>> BEGIN

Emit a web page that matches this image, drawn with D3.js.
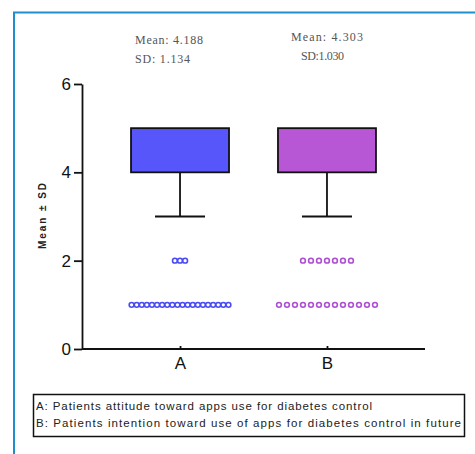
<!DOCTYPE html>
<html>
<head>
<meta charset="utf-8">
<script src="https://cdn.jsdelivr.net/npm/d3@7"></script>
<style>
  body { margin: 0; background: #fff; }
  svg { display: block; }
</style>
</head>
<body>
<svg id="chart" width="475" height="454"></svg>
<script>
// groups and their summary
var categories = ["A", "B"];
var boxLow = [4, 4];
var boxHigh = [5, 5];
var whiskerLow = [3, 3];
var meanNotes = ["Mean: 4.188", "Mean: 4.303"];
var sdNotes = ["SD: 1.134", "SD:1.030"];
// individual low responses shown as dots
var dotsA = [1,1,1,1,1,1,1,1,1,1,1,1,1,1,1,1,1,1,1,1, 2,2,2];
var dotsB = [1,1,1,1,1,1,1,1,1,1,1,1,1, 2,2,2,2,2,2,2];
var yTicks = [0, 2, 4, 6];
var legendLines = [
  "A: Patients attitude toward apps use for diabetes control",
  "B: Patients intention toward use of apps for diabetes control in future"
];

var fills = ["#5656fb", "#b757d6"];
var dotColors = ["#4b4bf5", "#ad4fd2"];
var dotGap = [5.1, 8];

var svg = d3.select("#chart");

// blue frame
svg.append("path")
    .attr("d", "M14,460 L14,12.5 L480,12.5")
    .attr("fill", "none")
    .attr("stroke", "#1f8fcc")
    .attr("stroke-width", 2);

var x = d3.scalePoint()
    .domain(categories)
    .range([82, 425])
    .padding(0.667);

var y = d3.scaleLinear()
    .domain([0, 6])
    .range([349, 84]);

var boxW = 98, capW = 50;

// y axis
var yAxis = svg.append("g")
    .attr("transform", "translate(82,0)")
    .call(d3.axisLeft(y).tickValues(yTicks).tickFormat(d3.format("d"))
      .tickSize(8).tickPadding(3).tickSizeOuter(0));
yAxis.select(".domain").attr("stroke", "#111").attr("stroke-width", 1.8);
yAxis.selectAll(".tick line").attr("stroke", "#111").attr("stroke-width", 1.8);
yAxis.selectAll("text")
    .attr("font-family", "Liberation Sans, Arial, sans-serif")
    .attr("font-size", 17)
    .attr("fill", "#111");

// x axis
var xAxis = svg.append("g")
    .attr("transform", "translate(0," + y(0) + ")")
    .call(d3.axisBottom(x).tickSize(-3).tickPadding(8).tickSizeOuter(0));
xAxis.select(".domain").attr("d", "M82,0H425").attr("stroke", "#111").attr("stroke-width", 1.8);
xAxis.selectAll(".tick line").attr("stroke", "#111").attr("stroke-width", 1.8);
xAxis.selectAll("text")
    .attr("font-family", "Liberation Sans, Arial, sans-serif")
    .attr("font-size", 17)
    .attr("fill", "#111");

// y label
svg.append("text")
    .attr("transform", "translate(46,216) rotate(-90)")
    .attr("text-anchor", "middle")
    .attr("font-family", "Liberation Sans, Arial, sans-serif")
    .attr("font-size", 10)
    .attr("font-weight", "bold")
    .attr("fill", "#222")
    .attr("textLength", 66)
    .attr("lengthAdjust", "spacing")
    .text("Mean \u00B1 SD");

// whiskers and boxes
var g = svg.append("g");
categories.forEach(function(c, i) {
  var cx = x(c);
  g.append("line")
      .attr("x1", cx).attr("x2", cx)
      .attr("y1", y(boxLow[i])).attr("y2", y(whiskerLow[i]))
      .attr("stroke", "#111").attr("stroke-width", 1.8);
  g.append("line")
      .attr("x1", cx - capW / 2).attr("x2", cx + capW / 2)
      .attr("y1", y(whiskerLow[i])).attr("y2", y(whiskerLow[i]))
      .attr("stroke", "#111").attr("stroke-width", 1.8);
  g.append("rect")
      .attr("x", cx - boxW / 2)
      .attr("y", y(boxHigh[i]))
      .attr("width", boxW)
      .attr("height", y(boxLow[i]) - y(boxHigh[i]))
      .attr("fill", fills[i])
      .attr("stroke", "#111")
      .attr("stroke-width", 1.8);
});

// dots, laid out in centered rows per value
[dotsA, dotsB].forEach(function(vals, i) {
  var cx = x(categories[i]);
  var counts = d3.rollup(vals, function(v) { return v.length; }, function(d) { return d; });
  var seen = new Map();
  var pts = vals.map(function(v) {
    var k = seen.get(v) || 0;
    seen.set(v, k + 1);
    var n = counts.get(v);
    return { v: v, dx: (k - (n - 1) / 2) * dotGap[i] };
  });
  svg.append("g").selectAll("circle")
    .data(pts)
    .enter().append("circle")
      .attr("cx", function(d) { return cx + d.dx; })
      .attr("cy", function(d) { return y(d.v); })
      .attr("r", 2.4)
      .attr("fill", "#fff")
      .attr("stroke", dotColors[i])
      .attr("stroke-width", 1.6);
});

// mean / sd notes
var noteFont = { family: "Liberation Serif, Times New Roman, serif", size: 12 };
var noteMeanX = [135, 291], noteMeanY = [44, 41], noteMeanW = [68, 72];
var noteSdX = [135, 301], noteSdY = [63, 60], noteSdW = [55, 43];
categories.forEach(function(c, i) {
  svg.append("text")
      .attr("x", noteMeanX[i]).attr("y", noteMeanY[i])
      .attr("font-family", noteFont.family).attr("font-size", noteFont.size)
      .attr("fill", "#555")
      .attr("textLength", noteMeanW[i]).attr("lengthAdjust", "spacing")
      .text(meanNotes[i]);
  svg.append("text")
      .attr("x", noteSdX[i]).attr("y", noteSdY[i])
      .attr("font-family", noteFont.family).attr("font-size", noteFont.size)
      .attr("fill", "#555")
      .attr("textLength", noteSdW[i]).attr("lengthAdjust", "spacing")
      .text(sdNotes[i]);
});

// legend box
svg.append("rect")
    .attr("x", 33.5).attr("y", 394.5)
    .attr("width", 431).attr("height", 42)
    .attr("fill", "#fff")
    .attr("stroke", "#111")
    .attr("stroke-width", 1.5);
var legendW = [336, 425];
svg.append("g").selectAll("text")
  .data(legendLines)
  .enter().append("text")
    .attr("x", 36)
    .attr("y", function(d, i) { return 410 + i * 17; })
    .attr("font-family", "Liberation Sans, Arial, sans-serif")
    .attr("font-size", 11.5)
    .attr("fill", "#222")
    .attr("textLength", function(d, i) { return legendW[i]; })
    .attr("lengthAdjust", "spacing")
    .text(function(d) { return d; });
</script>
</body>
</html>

>> END

> **SHORT PROBLEM**: In the copy, include no pictures; restate the listing above exactly.

> **RESULT OF THE TASK**:
Emit a web page that matches this image, drawn with D3.js.
<!DOCTYPE html>
<html>
<head>
<meta charset="utf-8">
<script src="https://cdn.jsdelivr.net/npm/d3@7"></script>
<style>
  body { margin: 0; background: #fff; }
  svg { display: block; }
</style>
</head>
<body>
<svg id="chart" width="475" height="454"></svg>
<script>
// groups and their summary
var categories = ["A", "B"];
var boxLow = [4, 4];
var boxHigh = [5, 5];
var whiskerLow = [3, 3];
var meanNotes = ["Mean: 4.188", "Mean: 4.303"];
var sdNotes = ["SD: 1.134", "SD:1.030"];
// individual low responses shown as dots
var dotsA = [1,1,1,1,1,1,1,1,1,1,1,1,1,1,1,1,1,1,1,1, 2,2,2];
var dotsB = [1,1,1,1,1,1,1,1,1,1,1,1,1, 2,2,2,2,2,2,2];
var yTicks = [0, 2, 4, 6];
var legendLines = [
  "A: Patients attitude toward apps use for diabetes control",
  "B: Patients intention toward use of apps for diabetes control in future"
];

var fills = ["#5656fb", "#b757d6"];
var dotColors = ["#4b4bf5", "#ad4fd2"];
var dotGap = [5.1, 8];

var svg = d3.select("#chart");

// blue frame
svg.append("path")
    .attr("d", "M14,460 L14,12.5 L480,12.5")
    .attr("fill", "none")
    .attr("stroke", "#1f8fcc")
    .attr("stroke-width", 2);

var x = d3.scalePoint()
    .domain(categories)
    .range([82, 425])
    .padding(0.667);

var y = d3.scaleLinear()
    .domain([0, 6])
    .range([349, 84]);

var boxW = 98, capW = 50;

// y axis
var yAxis = svg.append("g")
    .attr("transform", "translate(82,0)")
    .call(d3.axisLeft(y).tickValues(yTicks).tickFormat(d3.format("d"))
      .tickSize(8).tickPadding(3).tickSizeOuter(0));
yAxis.select(".domain").attr("stroke", "#111").attr("stroke-width", 1.8);
yAxis.selectAll(".tick line").attr("stroke", "#111").attr("stroke-width", 1.8);
yAxis.selectAll("text")
    .attr("font-family", "Liberation Sans, Arial, sans-serif")
    .attr("font-size", 17)
    .attr("fill", "#111");

// x axis
var xAxis = svg.append("g")
    .attr("transform", "translate(0," + y(0) + ")")
    .call(d3.axisBottom(x).tickSize(-3).tickPadding(8).tickSizeOuter(0));
xAxis.select(".domain").attr("d", "M82,0H425").attr("stroke", "#111").attr("stroke-width", 1.8);
xAxis.selectAll(".tick line").attr("stroke", "#111").attr("stroke-width", 1.8);
xAxis.selectAll("text")
    .attr("font-family", "Liberation Sans, Arial, sans-serif")
    .attr("font-size", 17)
    .attr("fill", "#111");

// y label
svg.append("text")
    .attr("transform", "translate(46,216) rotate(-90)")
    .attr("text-anchor", "middle")
    .attr("font-family", "Liberation Sans, Arial, sans-serif")
    .attr("font-size", 10)
    .attr("font-weight", "bold")
    .attr("fill", "#222")
    .attr("textLength", 66)
    .attr("lengthAdjust", "spacing")
    .text("Mean \u00B1 SD");

// whiskers and boxes
var g = svg.append("g");
categories.forEach(function(c, i) {
  var cx = x(c);
  g.append("line")
      .attr("x1", cx).attr("x2", cx)
      .attr("y1", y(boxLow[i])).attr("y2", y(whiskerLow[i]))
      .attr("stroke", "#111").attr("stroke-width", 1.8);
  g.append("line")
      .attr("x1", cx - capW / 2).attr("x2", cx + capW / 2)
      .attr("y1", y(whiskerLow[i])).attr("y2", y(whiskerLow[i]))
      .attr("stroke", "#111").attr("stroke-width", 1.8);
  g.append("rect")
      .attr("x", cx - boxW / 2)
      .attr("y", y(boxHigh[i]))
      .attr("width", boxW)
      .attr("height", y(boxLow[i]) - y(boxHigh[i]))
      .attr("fill", fills[i])
      .attr("stroke", "#111")
      .attr("stroke-width", 1.8);
});

// dots, laid out in centered rows per value
[dotsA, dotsB].forEach(function(vals, i) {
  var cx = x(categories[i]);
  var counts = d3.rollup(vals, function(v) { return v.length; }, function(d) { return d; });
  var seen = new Map();
  var pts = vals.map(function(v) {
    var k = seen.get(v) || 0;
    seen.set(v, k + 1);
    var n = counts.get(v);
    return { v: v, dx: (k - (n - 1) / 2) * dotGap[i] };
  });
  svg.append("g").selectAll("circle")
    .data(pts)
    .enter().append("circle")
      .attr("cx", function(d) { return cx + d.dx; })
      .attr("cy", function(d) { return y(d.v); })
      .attr("r", 2.4)
      .attr("fill", "#fff")
      .attr("stroke", dotColors[i])
      .attr("stroke-width", 1.6);
});

// mean / sd notes
var noteFont = { family: "Liberation Serif, Times New Roman, serif", size: 12 };
var noteMeanX = [135, 291], noteMeanY = [44, 41], noteMeanW = [68, 72];
var noteSdX = [135, 301], noteSdY = [63, 60], noteSdW = [55, 43];
categories.forEach(function(c, i) {
  svg.append("text")
      .attr("x", noteMeanX[i]).attr("y", noteMeanY[i])
      .attr("font-family", noteFont.family).attr("font-size", noteFont.size)
      .attr("fill", "#555")
      .attr("textLength", noteMeanW[i]).attr("lengthAdjust", "spacing")
      .text(meanNotes[i]);
  svg.append("text")
      .attr("x", noteSdX[i]).attr("y", noteSdY[i])
      .attr("font-family", noteFont.family).attr("font-size", noteFont.size)
      .attr("fill", "#555")
      .attr("textLength", noteSdW[i]).attr("lengthAdjust", "spacing")
      .text(sdNotes[i]);
});

// legend box
svg.append("rect")
    .attr("x", 33.5).attr("y", 394.5)
    .attr("width", 431).attr("height", 42)
    .attr("fill", "#fff")
    .attr("stroke", "#111")
    .attr("stroke-width", 1.5);
var legendW = [336, 425];
svg.append("g").selectAll("text")
  .data(legendLines)
  .enter().append("text")
    .attr("x", 36)
    .attr("y", function(d, i) { return 410 + i * 17; })
    .attr("font-family", "Liberation Sans, Arial, sans-serif")
    .attr("font-size", 11.5)
    .attr("fill", "#222")
    .attr("textLength", function(d, i) { return legendW[i]; })
    .attr("lengthAdjust", "spacing")
    .text(function(d) { return d; });
</script>
</body>
</html>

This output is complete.